Investigating the accuracy rate of vehicle-vehicle conflicts by LIDAR technology and microsimulation in VISSIM and AIMSUN

Light Detection and Ranging (LiDAR) technology is a remote sensing technique which can be applied to determine the spectral signature and differential position of objects emitting radiation. In order to collect real-time traffic data in a signalized intersection, the LIDAR sensor was installed at Cold Spring Ln – Hillen Rd intersection in Baltimore city, USA. The installed LIDAR sensor can record the “Post Encroachment Time Threshold (PET)” and Time-to-Collision (TTC) indicators as two principal safety measurements between two motorized vehicles (including car-car, car-bus, car-truck, and bus-truck). PET implies a potential danger, while TTC describes an imminent danger. The study aims to investigate the accuracy of obtained PET and TTC from the Surrogate Safety Assessment Model (SSAM), which is a software application developed by the FHWA, and compare it with the results obtained using LIDAR technology.
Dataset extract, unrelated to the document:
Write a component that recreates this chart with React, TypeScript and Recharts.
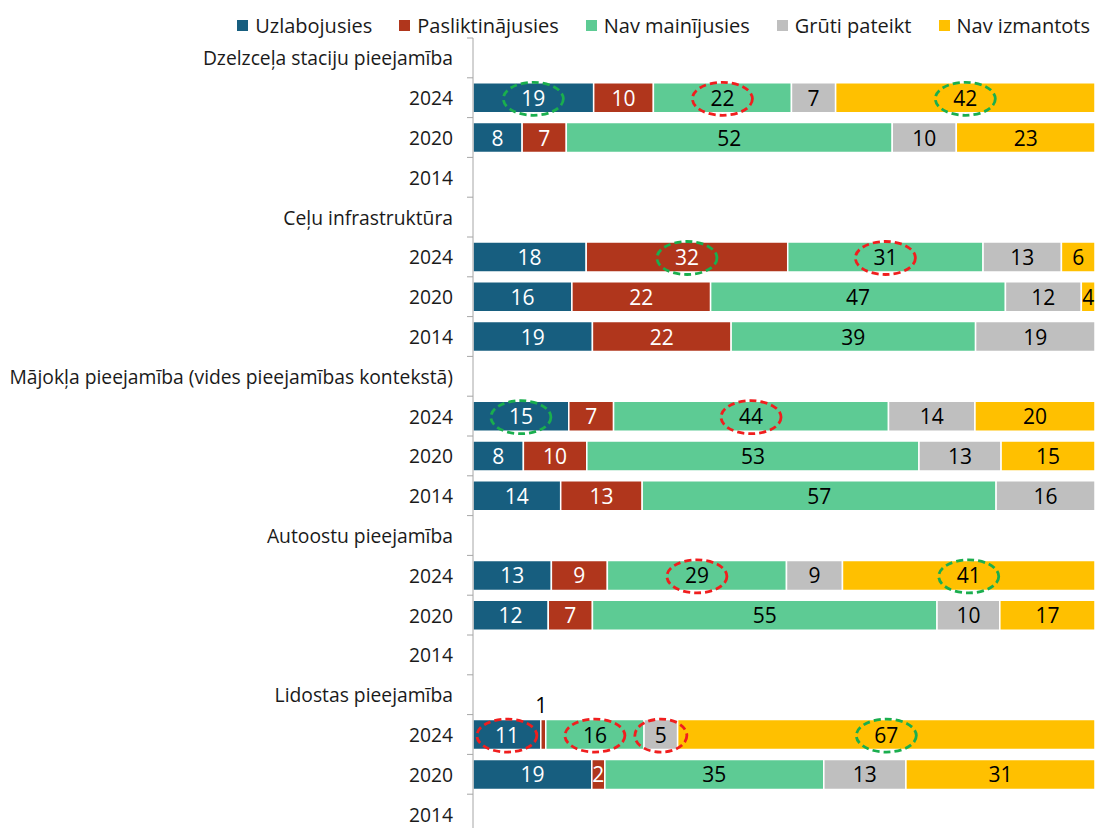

SSAM is a free open-source software to perform statistical analysis of vehicle trajectory data output from microscopic traffic simulation models. Hereupon, the intersection was modeled in VISSIM and AIMSUN, and the outputs of vehicles trajectories by microsimulation were imported to SSAM software to compute a number of surrogate measures of safety for each conflict. The results highlighted that 857, 966, and 959 conflicts were obtained by LIDAR sensor, VISSIM, and AIMSUN respectively in the same time interval. The Root Mean Square Error (RMSE) measure was used for evaluating the accuracy rate, and the result showed that the TTC and PET values by the trajectory of AIMSUN are 34% and 26% more accurate than TTC and PET values by the trajectory of VISSIM, respectively.